The bottom line of J. D. Vance’s book, Hillbilly Elegy, is that far too many people from southeastern Kentucky are trapped in a hillbilly culture that stands in the way of their own success. As if that weren’t bad enough, hillbillies are discriminated against because people aren’t willing to distinguish between good hillbillies and bad hillbillies.

Vance himself succeeded beyond any conceivable hillbilly imagination, but is his experience really relevant to others? What, exactly, was it that allowed Vance to become so successful?

In the first place, it was his Mamaw and Papaw. Whatever we might say about them, they provided a safe and stable place for young J. D. when he needed it. And with a mom like Bev, J. D. needed it often. As Vance says in his book, “[Mamaw and Papaw] were, without question, or qualification, the best things that ever happened to me.”

Mamaw and Papaw didn’t launch young J. D. on the road to success, but they kept him from spiraling down into abject failure, thus keeping alive the possibility of success somewhere down the road.

In the second place, it was the United States Marine Corps. Vance was a smart guy, his dismal high school grades notwithstanding, and his SAT scores were good enough to get him accepted at Ohio State.

But if he could barely make it through high school, even with the stability Papaw and Mamaw provided, how in the world would he get through the unstructured world of college? He would likely flunk out his freshman year.

Vance knew that about himself, but had no idea what to do about it. Fortunately, he had a cousin who was a Marine Corps veteran – a female cousin – and she put it to him straight: the Corps, she told him, “will whip your ass into shape.” Vance deferred Ohio State and enlisted in the Marines, the best decision he had ever made.

When he graduated from high school Vance was a pudgy, unfocused kid with fairly serious emotional issues. But in a short time the Marines turned him into a disciplined, centered, proud and hardworking grownup. By the time Vance had completed his four-year enlistment, college would be a piece of cake for him: he worked two jobs while carrying a full course load, and did well enough to get into Yale Law School.

I’ve seen this phenomenon before. When I was in early high school I knew an older kid in my neighborhood, Danny, who was a roughneck, always getting in fights, always getting in (relatively minor) trouble with the law.

Then one day Danny “borrowed” a neighbor’s car to take his girl out for some curb service. The neighbor called the cops and the cops knew where to look: the local lover’s lane. Sure enough, there was Danny and his girl (en déshabillé, naturally). Since Danny had been arrested before he could return the car, the cops had only Danny’s word for it that he had only “borrowed” it – they charged him with grand theft auto.

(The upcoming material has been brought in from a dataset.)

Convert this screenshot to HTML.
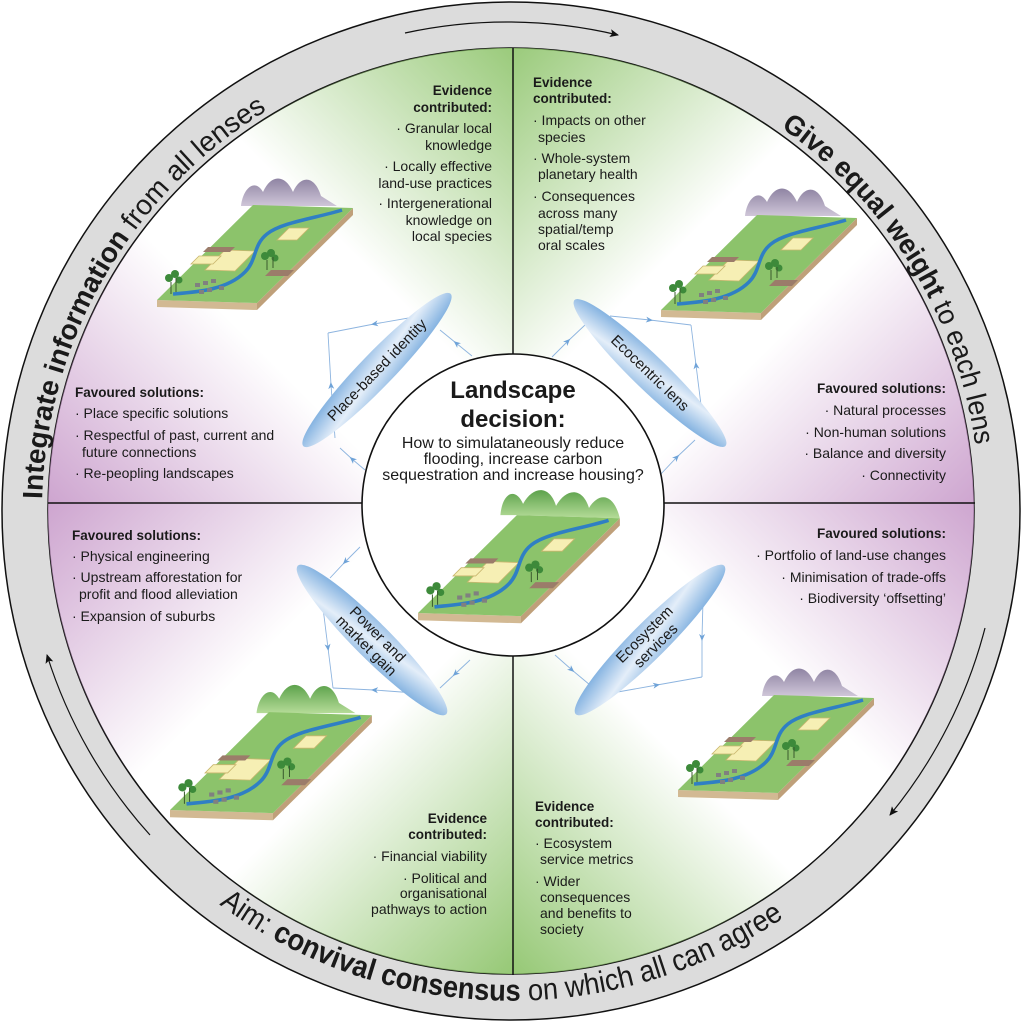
<!DOCTYPE html>
<html><head><meta charset="utf-8"><style>
html,body{margin:0;padding:0;background:#fff}
svg{display:block}
text{font-family:"Liberation Sans",sans-serif;fill:#1a1a1a}
.t{font-size:14px}
.b{font-weight:bold;font-size:13.5px}
</style></head><body>
<svg width="1022" height="1023" viewBox="0 0 1022 1023" xmlns="http://www.w3.org/2000/svg">
<defs>
<clipPath id="inner"><circle cx="511" cy="511" r="463"/></clipPath>
<linearGradient id="gTL" gradientUnits="userSpaceOnUse" x1="513" y1="503" x2="763" y2="253"><stop offset="0.18" stop-color="#8ec46b" stop-opacity="0"/><stop offset="1" stop-color="#8ec46b" stop-opacity="1"/></linearGradient>
<linearGradient id="pTL" gradientUnits="userSpaceOnUse" x1="513" y1="503" x2="263" y2="753"><stop offset="0.2" stop-color="#c697c8" stop-opacity="0"/><stop offset="1" stop-color="#c697c8" stop-opacity="0.95"/></linearGradient>
<linearGradient id="gTR" gradientUnits="userSpaceOnUse" x1="513" y1="503" x2="263" y2="253"><stop offset="0.18" stop-color="#8ec46b" stop-opacity="0"/><stop offset="1" stop-color="#8ec46b" stop-opacity="1"/></linearGradient>
<linearGradient id="pTR" gradientUnits="userSpaceOnUse" x1="513" y1="503" x2="763" y2="753"><stop offset="0.2" stop-color="#c697c8" stop-opacity="0"/><stop offset="1" stop-color="#c697c8" stop-opacity="0.95"/></linearGradient>
<linearGradient id="gBL" gradientUnits="userSpaceOnUse" x1="513" y1="503" x2="763" y2="753"><stop offset="0.18" stop-color="#8ec46b" stop-opacity="0"/><stop offset="1" stop-color="#8ec46b" stop-opacity="1"/></linearGradient>
<linearGradient id="pBL" gradientUnits="userSpaceOnUse" x1="513" y1="503" x2="263" y2="253"><stop offset="0.2" stop-color="#c697c8" stop-opacity="0"/><stop offset="1" stop-color="#c697c8" stop-opacity="0.95"/></linearGradient>
<linearGradient id="gBR" gradientUnits="userSpaceOnUse" x1="513" y1="503" x2="263" y2="753"><stop offset="0.18" stop-color="#8ec46b" stop-opacity="0"/><stop offset="1" stop-color="#8ec46b" stop-opacity="1"/></linearGradient>
<linearGradient id="pBR" gradientUnits="userSpaceOnUse" x1="513" y1="503" x2="763" y2="253"><stop offset="0.2" stop-color="#c697c8" stop-opacity="0"/><stop offset="1" stop-color="#c697c8" stop-opacity="0.95"/></linearGradient>
<linearGradient id="lensG" x1="0" y1="0" x2="1" y2="1"><stop offset="0" stop-color="#5e9bd7"/><stop offset="0.5" stop-color="#e4eef9"/><stop offset="1" stop-color="#5e9bd7"/></linearGradient>
<linearGradient id="mp" x1="0" y1="0" x2="0" y2="1"><stop offset="0" stop-color="#8f84a3"/><stop offset="1" stop-color="#cfc6d8"/></linearGradient>
<linearGradient id="mg" x1="0" y1="0" x2="0" y2="1"><stop offset="0" stop-color="#5da24c"/><stop offset="1" stop-color="#b5dc98"/></linearGradient>
<marker id="ah" markerWidth="10" markerHeight="10" refX="8" refY="5" orient="auto" markerUnits="userSpaceOnUse"><path d="M0,1 L9,5 L0,9 L2,5 Z" fill="#111"/></marker>
<marker id="ba" markerWidth="8" markerHeight="8" refX="4" refY="4" orient="auto" markerUnits="userSpaceOnUse"><path d="M0,1 L7,4 L0,7 L2,4 Z" fill="#6fa3d8"/></marker>
<path id="cw" d="M 42,511 A 469 469 0 1 1 980,511 A 469 469 0 1 1 42,511"/>
<path id="bot" d="M 216,902 A 490 490 0 0 0 826,886"/>
<g id="tile">
<polygon points="0,0 100,3 100,10 0,7" fill="#d2b993"/>
<polygon points="100,3 196,-92 196,-85 100,10" fill="#bfa07a"/>
<polygon points="0,0 100,3 196,-92 96,-95" fill="#8cc36b"/>
<polygon points="48,-30 78,-29 98,-49 68,-50" fill="#f6efb4" stroke="#c9b66e" stroke-width=".8"/>
<polygon points="34,-36 56,-36 64,-44 42,-44" fill="#f6efb4" stroke="#c9b66e" stroke-width=".8"/>
<polygon points="46,-48 73,-48 78,-53 51,-53" fill="#9b7c6a"/>
<polygon points="120,-60 140,-60 152,-72 132,-72" fill="#f6efb4" stroke="#c9b66e" stroke-width=".8"/>
<polygon points="108,-24 131,-24 137,-30 114,-30" fill="#9b7c6a"/>
<path d="M 16,-6 C 40,-8 70,-10 88,-28 C 100,-40 96,-55 110,-66 C 125,-78 160,-82 185,-90" fill="none" stroke="#2f7fc4" stroke-width="3.5"/>
<g fill="#808080"><rect x="38" y="-17" width="5" height="4"/><rect x="46" y="-19" width="5" height="4"/><rect x="54" y="-21" width="5" height="4"/><rect x="42" y="-10" width="5" height="4"/><rect x="50" y="-12" width="5" height="4"/><rect x="62" y="-14" width="5" height="4"/></g>
<g fill="#3d8a3a"><circle cx="12" cy="-22" r="4"/><circle cx="18" cy="-26" r="4"/><circle cx="22" cy="-20" r="3.5"/><circle cx="108" cy="-44" r="4"/><circle cx="114" cy="-47" r="4"/><circle cx="118" cy="-42" r="3.5"/></g>
<g stroke="#3a5b2e" stroke-width="1"><line x1="14" y1="-18" x2="14" y2="-6"/><line x1="19" y1="-22" x2="19" y2="-8"/><line x1="110" y1="-40" x2="110" y2="-30"/><line x1="116" y1="-43" x2="116" y2="-32"/></g>
</g>
<path id="mtn" d="M 84,-94 C 86,-112 98,-122 106,-108 C 114,-126 128,-126 136,-108 C 144,-126 158,-124 164,-104 L 180,-94 Z" fill="url(#mp)"/>
</defs>

<circle cx="511" cy="511" r="509" fill="#dcdcdc" stroke="#111" stroke-width="1.5"/>
<circle cx="511" cy="511" r="463" fill="#fff" stroke="#111" stroke-width="1.5"/>

<g clip-path="url(#inner)">
<rect x="40" y="40" width="473" height="463" fill="url(#gTL)"/>
<rect x="40" y="40" width="473" height="463" fill="url(#pTL)"/>
<rect x="513" y="40" width="470" height="463" fill="url(#gTR)"/>
<rect x="513" y="40" width="470" height="463" fill="url(#pTR)"/>
<rect x="40" y="503" width="473" height="480" fill="url(#gBL)"/>
<rect x="40" y="503" width="473" height="480" fill="url(#pBL)"/>
<rect x="513" y="503" width="470" height="480" fill="url(#gBR)"/>
<rect x="513" y="503" width="470" height="480" fill="url(#pBR)"/>
</g>
<line x1="48" y1="503" x2="975" y2="503" stroke="#111" stroke-width="1.5"/>
<line x1="513" y1="48" x2="513" y2="975" stroke="#111" stroke-width="1.5"/>

<g fill="none" stroke="#111" stroke-width="1.2" marker-end="url(#ah)">
<path d="M 405,33 A 479 479 0 0 1 618,35"/>
<path d="M 150,835 A 486 486 0 0 1 47,655"/>
<path d="M 985,628 A 488 488 0 0 1 890,815"/>
</g>

<text font-size="28"><textPath href="#cw" startOffset="12" textLength="468" lengthAdjust="spacingAndGlyphs"><tspan font-weight="bold">Integrate information</tspan> from all lenses</textPath></text>
<text font-size="28"><textPath href="#cw" startOffset="1024" textLength="383" lengthAdjust="spacingAndGlyphs"><tspan font-weight="bold">Give equal weight</tspan> to each lens</textPath></text>
<text font-size="30"><textPath href="#bot" startOffset="4" textLength="602" lengthAdjust="spacingAndGlyphs">Aim: <tspan font-weight="bold">convival consensus</tspan> on which all can agree</textPath></text>

<g transform="translate(157,300)"><use href="#mtn"/><use href="#tile"/></g>
<g transform="translate(661,310)"><use href="#mtn"/><use href="#tile"/></g>
<g transform="translate(170,810) scale(1.03)"><path d="M 84,-94 C 86,-112 98,-122 106,-108 C 114,-126 128,-126 136,-108 C 144,-126 158,-124 164,-104 L 180,-94 Z" fill="url(#mg)"/><use href="#tile"/></g>
<g transform="translate(678,790)"><use href="#mtn"/><use href="#tile"/></g>

<g fill="none" stroke="#8db4df" stroke-width="0.9" marker-mid="url(#ba)">
<polyline points="472,356 456,343 440,330"/>
<polyline points="420,316 374,324 328,333"/>
<polyline points="335,438 331,385 328,333"/>
<polyline points="365,470 352,459 340,448"/>
<polyline points="552,357 568,341 585,325"/>
<polyline points="610,316 650,320 691,325"/>
<polyline points="701,405 696,365 691,325"/>
<polyline points="660,475 677,457 695,440"/>
<polyline points="360,547 345,562 330,578"/>
<polyline points="323,608 328,648 333,688"/>
<polyline points="415,693 374,690 333,688"/>
<polyline points="470,660 455,674 440,688"/>
<polyline points="553,545 569,557 585,570"/>
<polyline points="703,600 702,638 702,677"/>
<polyline points="612,693 657,685 702,677"/>
<polyline points="555,655 572,670 590,685"/>
</g>

<g transform="translate(377,370) rotate(-46)"><ellipse rx="106" ry="17" fill="url(#lensG)"/><text x="0" y="5" font-size="15" text-anchor="middle">Place-based identity</text></g>
<g transform="translate(650,373) rotate(44)"><ellipse rx="105" ry="17" fill="url(#lensG)"/><text x="0" y="5" font-size="15" text-anchor="middle">Ecocentric lens</text></g>
<g transform="translate(372,640) rotate(45)"><ellipse rx="105" ry="18" fill="url(#lensG)"/><text x="0" y="-3" font-size="15" text-anchor="middle">Power and</text><text x="0" y="13" font-size="15" text-anchor="middle">market gain</text></g>
<g transform="translate(650,640) rotate(-45)"><ellipse rx="105" ry="18" fill="url(#lensG)"/><text x="0" y="-3" font-size="15" text-anchor="middle">Ecosystem</text><text x="0" y="13" font-size="15" text-anchor="middle">services</text></g>

<circle cx="513" cy="505" r="151" fill="#fff" stroke="#111" stroke-width="1.6"/>
<text x="513" y="398" font-size="24" font-weight="bold" text-anchor="middle">Landscape</text>
<text x="513" y="427" font-size="24" font-weight="bold" text-anchor="middle">decision:</text>
<text x="513" y="448" font-size="16" text-anchor="middle">How to simulataneously reduce</text>
<text x="513" y="464" font-size="16" text-anchor="middle">flooding, increase carbon</text>
<text x="513" y="480" font-size="16" text-anchor="middle">sequestration and increase housing?</text>
<g transform="translate(418,613) scale(1.03)">
<path d="M 80,-95 C 82,-118 95,-122 102,-106 C 112,-124 128,-124 134,-104 C 144,-122 160,-122 166,-102 C 176,-118 190,-116 196,-92 L 96,-95 Z" fill="url(#mg)"/>
<use href="#tile"/>
</g>

<g class="t" text-anchor="end">
<text x="492" y="95" class="b">Evidence</text>
<text x="492" y="112" class="b">contributed:</text>
<text x="492" y="133">· Granular local</text>
<text x="492" y="150">knowledge</text>
<text x="492" y="171">· Locally effective</text>
<text x="492" y="188">land-use practices</text>
<text x="492" y="208">· Intergenerational</text>
<text x="492" y="225">knowledge on</text>
<text x="492" y="241">local species</text>
</g>
<g class="t">
<text x="75" y="397" class="b">Favoured solutions:</text>
<text x="75" y="418">· Place specific solutions</text>
<text x="75" y="440">· Respectful of past, current and</text>
<text x="82" y="457">future connections</text>
<text x="75" y="478">· Re-peopling landscapes</text>
</g>
<g class="t">
<text x="533" y="87" class="b">Evidence</text>
<text x="533" y="103" class="b">contributed:</text>
<text x="533" y="125">· Impacts on other</text>
<text x="538" y="142">species</text>
<text x="533" y="163">· Whole-system</text>
<text x="538" y="179">planetary health</text>
<text x="533" y="201">· Consequences</text>
<text x="538" y="218">across many</text>
<text x="538" y="234">spatial/temp</text>
<text x="538" y="250">oral scales</text>
</g>
<g class="t" text-anchor="end">
<text x="946" y="393" class="b">Favoured solutions:</text>
<text x="946" y="415">· Natural processes</text>
<text x="946" y="437">· Non-human solutions</text>
<text x="946" y="458">· Balance and diversity</text>
<text x="946" y="480">· Connectivity</text>
</g>
<g class="t">
<text x="72" y="540" class="b">Favoured solutions:</text>
<text x="72" y="561">· Physical engineering</text>
<text x="72" y="582">· Upstream afforestation for</text>
<text x="79" y="599">profit and flood alleviation</text>
<text x="72" y="621">· Expansion of suburbs</text>
</g>
<g class="t" text-anchor="end">
<text x="487" y="823" class="b">Evidence</text>
<text x="487" y="839" class="b">contributed:</text>
<text x="487" y="861">· Financial viability</text>
<text x="487" y="883">· Political and</text>
<text x="487" y="898">organisational</text>
<text x="487" y="914">pathways to action</text>
</g>
<g class="t" text-anchor="end">
<text x="946" y="538" class="b">Favoured solutions:</text>
<text x="946" y="560">· Portfolio of land-use changes</text>
<text x="946" y="582">· Minimisation of trade-offs</text>
<text x="946" y="603">· Biodiversity ‘offsetting’</text>
</g>
<g class="t">
<text x="535" y="811" class="b">Evidence</text>
<text x="535" y="827" class="b">contributed:</text>
<text x="535" y="848">· Ecosystem</text>
<text x="540" y="864">service metrics</text>
<text x="535" y="886">· Wider</text>
<text x="540" y="902">consequences</text>
<text x="540" y="918">and benefits to</text>
<text x="540" y="934">society</text>
</g>
</svg>
</body></html>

In a plea bargain, the charge was reduced to joy riding, but the judge, who had already had Danny before him too many times, wasn’t amused and wasn’t interested in the bargain. “I’m giving you a choice, kid,” he said. “You can go to prison for a-year-and-a-day, or you can join the Army.” Danny went straight from court to the Army recruiting station.

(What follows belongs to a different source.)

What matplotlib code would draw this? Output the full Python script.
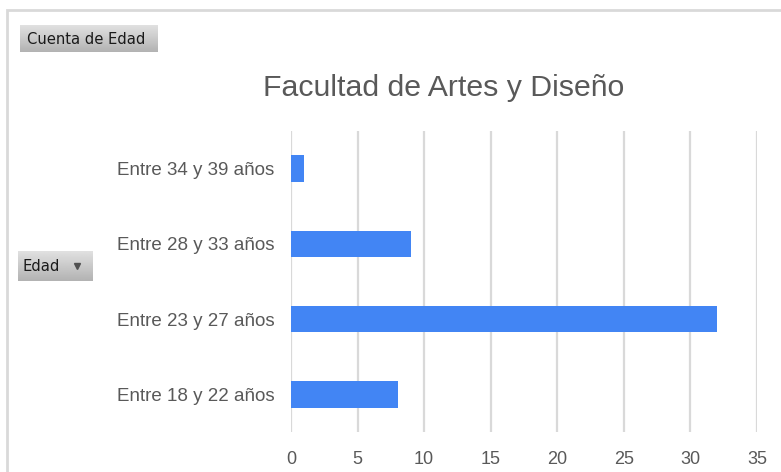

But once the Army got a look at Danny’s record, they wouldn’t take him. (Later, when the Vietnam War was going strong, the army would take anybody with a pulse, but this was a few years before that.)

Poor Danny was in a tough spot – he had a week to show the judge he’d enlisted, or he was going to be hauled off to jail. Then somebody mentioned that the Marine Corps might be willing to overlook Danny’s checkered past. And that turned out to be true – the Corps believes it can make a Marine out of almost anybody, no matter how unpromising the raw material. (Cf., Stanley Kubrick, Full Metal Jacket.)

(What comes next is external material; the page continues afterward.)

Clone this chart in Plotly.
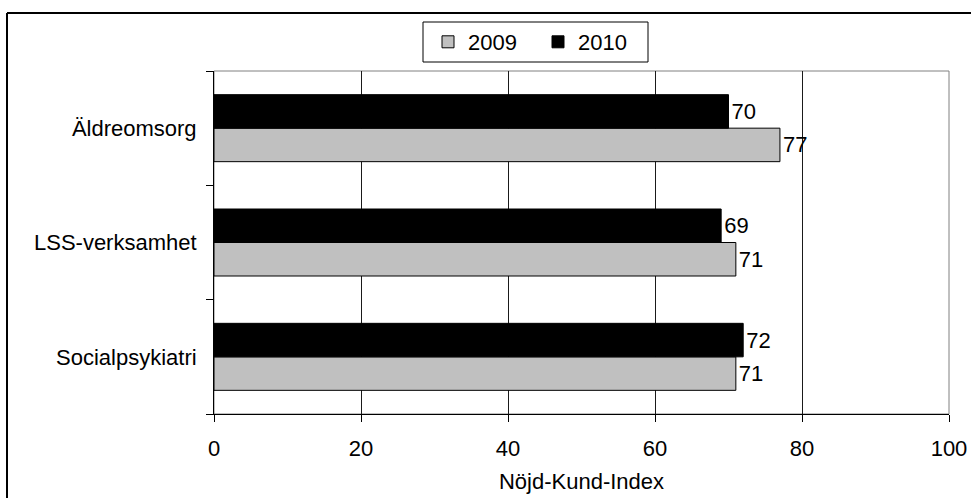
import plotly.graph_objects as go

categories = ["Äldreomsorg", "LSS-verksamhet", "Socialpsykiatri"]
values_2009 = [77, 71, 71]
values_2010 = [70, 69, 72]
x_ticks = [0, 20, 40, 60, 80, 100]
series_names = ["2009", "2010"]

FONT = "Liberation Sans, Arial, sans-serif"
W, H = 971, 498
L, R, T, B = 214, 22, 71, 84
pw, ph = W - L - R, H - T - B


def px_x(p):
    return (p - L) / pw


def px_y(p):
    return (H - B - p) / ph


fig = go.Figure()
fig.add_bar(
    name=series_names[0], y=categories, x=values_2009, orientation="h",
    marker=dict(color="#C0C0C0", line=dict(color="#000000", width=1)),
    text=values_2009, textposition="outside",
    textfont=dict(size=22, color="black", family=FONT), cliponaxis=False,
)
fig.add_bar(
    name=series_names[1], y=categories, x=values_2010, orientation="h",
    marker=dict(color="#000000", line=dict(color="#000000", width=1)),
    text=values_2010, textposition="outside",
    textfont=dict(size=22, color="black", family=FONT), cliponaxis=False,
)

fig.update_layout(
    width=W, height=H, autosize=False,
    margin=dict(l=L, r=R, t=T, b=B, pad=0, autoexpand=False),
    paper_bgcolor="white", plot_bgcolor="white",
    barmode="group", bargap=0.414, bargroupgap=0,
    font=dict(family=FONT, size=22, color="black"),
    showlegend=True,
    legend=dict(
        orientation="h", x=px_x(428), xanchor="left",
        y=px_y(42), yanchor="middle",
        borderwidth=0, bgcolor="rgba(0,0,0,0)",
        entrywidth=65, entrywidthmode="pixels",
        font=dict(size=22, family=FONT, color="black"),
    ),
    xaxis=dict(
        range=[0, 100], tickvals=x_ticks, ticktext=[str(v) for v in x_ticks],
        showgrid=True, gridcolor="#1a1a1a", gridwidth=1,
        showline=True, linecolor="black", linewidth=1,
        ticks="outside", ticklen=7, tickcolor="black",
        zeroline=False, ticklabelstandoff=8, automargin=False,
        title=dict(text="Nöjd-Kund-Index", standoff=13,
                   font=dict(size=22, family=FONT, color="black")),
    ),
    yaxis=dict(
        categoryorder="array", categoryarray=categories[::-1],
        showgrid=False, showline=True, linecolor="black", linewidth=1,
        ticks="outside", tickson="boundaries", ticklen=7, tickcolor="black",
        ticklabelstandoff=12, zeroline=False, automargin=False,
    ),
    shapes=[
        dict(type="rect", xref="paper", yref="paper", x0=0, x1=1, y0=0, y1=1,
             line=dict(color="#808080", width=1), layer="below"),
        dict(type="rect", xref="paper", yref="paper",
             x0=px_x(423), x1=px_x(648), y0=px_y(62), y1=px_y(22),
             line=dict(color="black", width=1), fillcolor="white", layer="above"),
        dict(type="line", xref="paper", yref="paper",
             x0=px_x(7), x1=px_x(975), y0=px_y(13), y1=px_y(13),
             line=dict(color="black", width=2)),
        dict(type="line", xref="paper", yref="paper",
             x0=px_x(7), x1=px_x(7), y0=px_y(13), y1=px_y(502),
             line=dict(color="black", width=2)),
    ],
)

fig.write_html(
    "out.html",
    config={"displayModeBar": False},
    post_script="document.body.style.margin='0';document.body.style.padding='0';",
)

I only saw Danny one time after he got out of the Marines, and I absolutely didn’t recognize him. It wasn’t just that he’d grown an inch and put on thirty pounds of hard muscle – Danny was a different human being. Like J. D. Vance, he’d entered the Marines a mess and had come out the sort of man most of us would like to be.

But how many people who grow up in a hillbilly culture have someone in their lives like Mamaw and Papaw? I don’t know, but I suspect the number is very small. Most hillbillies with hillbilly moms (Bev, e.g.) and no dads (or too many of them, like young J. D. Vance) are simply doomed.

And, of the tiny group that are fortunate to have a Mamaw and Papaw, how many will find something like the Marine Corps to turn their lives around? Very few.

And note that hillbillies need both. Having a relative or friend who can provide stability in your life is a necessary but insufficient condition for success – you still need the Marines. And joining something like the Marines is also a necessary but insufficient condition – you needed to have Mamaw and Papaw along the way.

There are, of course, many dignified ways to conduct your life short of Yale Law School. But if you are raised in an unstable hillbilly culture, the odds against your accomplishing much of anything are very high. Most likely what you will accomplish is to raise another generation of hillbillies who suffer from the same success deficits as you.

Vance doesn’t offer solutions in Hillbilly Elegy, possibly because there aren’t any. Or at least, there aren’t any that don’t involve profound changes in how both hillbillies and American society approach the problems. Maybe the most hopeful thing on the horizon is a rumor: that Vance may run for a US Senate seat in Ohio.